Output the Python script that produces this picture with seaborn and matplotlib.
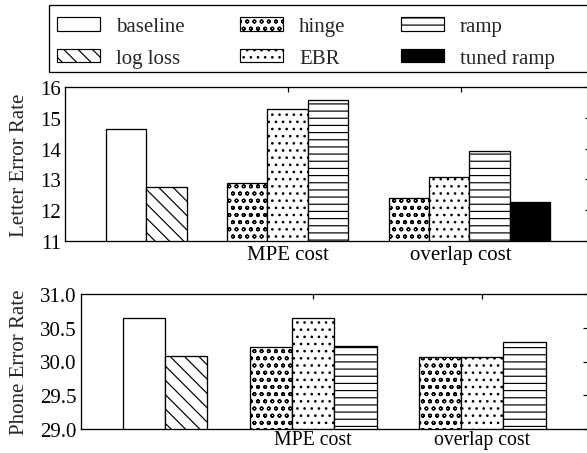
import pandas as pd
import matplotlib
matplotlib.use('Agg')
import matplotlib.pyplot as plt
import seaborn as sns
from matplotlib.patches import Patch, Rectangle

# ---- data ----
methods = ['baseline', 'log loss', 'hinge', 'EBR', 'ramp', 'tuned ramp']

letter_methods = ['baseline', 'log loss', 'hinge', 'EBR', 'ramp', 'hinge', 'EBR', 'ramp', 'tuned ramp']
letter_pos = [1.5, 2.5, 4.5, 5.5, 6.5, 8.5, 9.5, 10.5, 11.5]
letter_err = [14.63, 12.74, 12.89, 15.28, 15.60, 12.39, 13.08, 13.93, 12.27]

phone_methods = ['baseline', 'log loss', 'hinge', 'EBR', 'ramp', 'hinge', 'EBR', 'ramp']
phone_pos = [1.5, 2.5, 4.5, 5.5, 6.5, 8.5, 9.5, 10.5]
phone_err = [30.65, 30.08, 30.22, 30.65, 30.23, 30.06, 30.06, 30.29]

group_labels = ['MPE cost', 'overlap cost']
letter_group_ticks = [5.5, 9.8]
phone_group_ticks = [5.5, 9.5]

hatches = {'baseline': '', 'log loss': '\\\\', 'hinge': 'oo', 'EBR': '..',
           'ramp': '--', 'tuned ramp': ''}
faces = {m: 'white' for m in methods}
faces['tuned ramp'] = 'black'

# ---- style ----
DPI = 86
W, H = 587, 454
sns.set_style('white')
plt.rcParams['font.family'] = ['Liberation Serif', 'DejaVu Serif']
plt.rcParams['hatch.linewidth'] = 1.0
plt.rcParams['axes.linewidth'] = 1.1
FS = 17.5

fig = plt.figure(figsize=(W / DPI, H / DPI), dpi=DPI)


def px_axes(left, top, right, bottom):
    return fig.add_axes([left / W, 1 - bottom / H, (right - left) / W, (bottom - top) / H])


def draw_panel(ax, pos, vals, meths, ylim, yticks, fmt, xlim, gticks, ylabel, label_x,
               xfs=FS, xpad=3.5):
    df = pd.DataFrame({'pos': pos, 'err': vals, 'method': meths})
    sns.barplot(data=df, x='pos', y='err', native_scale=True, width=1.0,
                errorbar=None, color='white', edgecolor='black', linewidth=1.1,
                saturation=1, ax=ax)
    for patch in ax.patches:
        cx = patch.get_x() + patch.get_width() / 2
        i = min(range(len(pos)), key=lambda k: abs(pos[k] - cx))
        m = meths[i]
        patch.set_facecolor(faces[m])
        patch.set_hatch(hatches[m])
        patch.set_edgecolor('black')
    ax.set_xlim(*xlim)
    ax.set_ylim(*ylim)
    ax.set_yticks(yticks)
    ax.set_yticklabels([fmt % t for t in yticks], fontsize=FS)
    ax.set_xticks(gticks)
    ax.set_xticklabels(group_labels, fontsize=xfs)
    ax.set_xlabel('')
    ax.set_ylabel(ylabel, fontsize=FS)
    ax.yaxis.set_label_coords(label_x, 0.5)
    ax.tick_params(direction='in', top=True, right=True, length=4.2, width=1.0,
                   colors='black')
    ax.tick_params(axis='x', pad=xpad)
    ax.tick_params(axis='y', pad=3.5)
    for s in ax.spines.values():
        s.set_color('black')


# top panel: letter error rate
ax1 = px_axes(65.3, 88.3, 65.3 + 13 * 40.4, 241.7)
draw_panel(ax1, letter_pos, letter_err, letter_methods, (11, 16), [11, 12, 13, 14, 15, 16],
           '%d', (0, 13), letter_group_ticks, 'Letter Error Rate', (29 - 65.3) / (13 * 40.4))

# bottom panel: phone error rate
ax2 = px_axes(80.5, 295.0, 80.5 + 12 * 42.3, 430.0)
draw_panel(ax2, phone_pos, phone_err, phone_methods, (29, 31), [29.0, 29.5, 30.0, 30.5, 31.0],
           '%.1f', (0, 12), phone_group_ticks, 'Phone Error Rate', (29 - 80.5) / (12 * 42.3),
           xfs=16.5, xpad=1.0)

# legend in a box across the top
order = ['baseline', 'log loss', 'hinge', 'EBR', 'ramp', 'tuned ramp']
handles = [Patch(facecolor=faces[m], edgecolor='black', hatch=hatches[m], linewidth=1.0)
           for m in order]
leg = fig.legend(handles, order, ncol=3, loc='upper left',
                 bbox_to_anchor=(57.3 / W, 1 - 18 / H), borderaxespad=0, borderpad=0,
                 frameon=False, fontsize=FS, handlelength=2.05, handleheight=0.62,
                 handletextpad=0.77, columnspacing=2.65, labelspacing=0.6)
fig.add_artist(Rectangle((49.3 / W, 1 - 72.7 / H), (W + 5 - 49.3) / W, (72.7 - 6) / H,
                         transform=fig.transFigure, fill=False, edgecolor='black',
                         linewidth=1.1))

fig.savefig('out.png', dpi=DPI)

================

Keep the pictures out of the copy and return the rest of the data above exactly.

Output the Python script that produces this picture with seaborn and matplotlib.
import pandas as pd
import matplotlib
matplotlib.use('Agg')
import matplotlib.pyplot as plt
import seaborn as sns
from matplotlib.patches import Patch, Rectangle

# ---- data ----
methods = ['baseline', 'log loss', 'hinge', 'EBR', 'ramp', 'tuned ramp']

letter_methods = ['baseline', 'log loss', 'hinge', 'EBR', 'ramp', 'hinge', 'EBR', 'ramp', 'tuned ramp']
letter_pos = [1.5, 2.5, 4.5, 5.5, 6.5, 8.5, 9.5, 10.5, 11.5]
letter_err = [14.63, 12.74, 12.89, 15.28, 15.60, 12.39, 13.08, 13.93, 12.27]

phone_methods = ['baseline', 'log loss', 'hinge', 'EBR', 'ramp', 'hinge', 'EBR', 'ramp']
phone_pos = [1.5, 2.5, 4.5, 5.5, 6.5, 8.5, 9.5, 10.5]
phone_err = [30.65, 30.08, 30.22, 30.65, 30.23, 30.06, 30.06, 30.29]

group_labels = ['MPE cost', 'overlap cost']
letter_group_ticks = [5.5, 9.8]
phone_group_ticks = [5.5, 9.5]

hatches = {'baseline': '', 'log loss': '\\\\', 'hinge': 'oo', 'EBR': '..',
           'ramp': '--', 'tuned ramp': ''}
faces = {m: 'white' for m in methods}
faces['tuned ramp'] = 'black'

# ---- style ----
DPI = 86
W, H = 587, 454
sns.set_style('white')
plt.rcParams['font.family'] = ['Liberation Serif', 'DejaVu Serif']
plt.rcParams['hatch.linewidth'] = 1.0
plt.rcParams['axes.linewidth'] = 1.1
FS = 17.5

fig = plt.figure(figsize=(W / DPI, H / DPI), dpi=DPI)


def px_axes(left, top, right, bottom):
    return fig.add_axes([left / W, 1 - bottom / H, (right - left) / W, (bottom - top) / H])


def draw_panel(ax, pos, vals, meths, ylim, yticks, fmt, xlim, gticks, ylabel, label_x,
               xfs=FS, xpad=3.5):
    df = pd.DataFrame({'pos': pos, 'err': vals, 'method': meths})
    sns.barplot(data=df, x='pos', y='err', native_scale=True, width=1.0,
                errorbar=None, color='white', edgecolor='black', linewidth=1.1,
                saturation=1, ax=ax)
    for patch in ax.patches:
        cx = patch.get_x() + patch.get_width() / 2
        i = min(range(len(pos)), key=lambda k: abs(pos[k] - cx))
        m = meths[i]
        patch.set_facecolor(faces[m])
        patch.set_hatch(hatches[m])
        patch.set_edgecolor('black')
    ax.set_xlim(*xlim)
    ax.set_ylim(*ylim)
    ax.set_yticks(yticks)
    ax.set_yticklabels([fmt % t for t in yticks], fontsize=FS)
    ax.set_xticks(gticks)
    ax.set_xticklabels(group_labels, fontsize=xfs)
    ax.set_xlabel('')
    ax.set_ylabel(ylabel, fontsize=FS)
    ax.yaxis.set_label_coords(label_x, 0.5)
    ax.tick_params(direction='in', top=True, right=True, length=4.2, width=1.0,
                   colors='black')
    ax.tick_params(axis='x', pad=xpad)
    ax.tick_params(axis='y', pad=3.5)
    for s in ax.spines.values():
        s.set_color('black')


# top panel: letter error rate
ax1 = px_axes(65.3, 88.3, 65.3 + 13 * 40.4, 241.7)
draw_panel(ax1, letter_pos, letter_err, letter_methods, (11, 16), [11, 12, 13, 14, 15, 16],
           '%d', (0, 13), letter_group_ticks, 'Letter Error Rate', (29 - 65.3) / (13 * 40.4))

# bottom panel: phone error rate
ax2 = px_axes(80.5, 295.0, 80.5 + 12 * 42.3, 430.0)
draw_panel(ax2, phone_pos, phone_err, phone_methods, (29, 31), [29.0, 29.5, 30.0, 30.5, 31.0],
           '%.1f', (0, 12), phone_group_ticks, 'Phone Error Rate', (29 - 80.5) / (12 * 42.3),
           xfs=16.5, xpad=1.0)

# legend in a box across the top
order = ['baseline', 'log loss', 'hinge', 'EBR', 'ramp', 'tuned ramp']
handles = [Patch(facecolor=faces[m], edgecolor='black', hatch=hatches[m], linewidth=1.0)
           for m in order]
leg = fig.legend(handles, order, ncol=3, loc='upper left',
                 bbox_to_anchor=(57.3 / W, 1 - 18 / H), borderaxespad=0, borderpad=0,
                 frameon=False, fontsize=FS, handlelength=2.05, handleheight=0.62,
                 handletextpad=0.77, columnspacing=2.65, labelspacing=0.6)
fig.add_artist(Rectangle((49.3 / W, 1 - 72.7 / H), (W + 5 - 49.3) / W, (72.7 - 6) / H,
                         transform=fig.transFigure, fill=False, edgecolor='black',
                         linewidth=1.1))

fig.savefig('out.png', dpi=DPI)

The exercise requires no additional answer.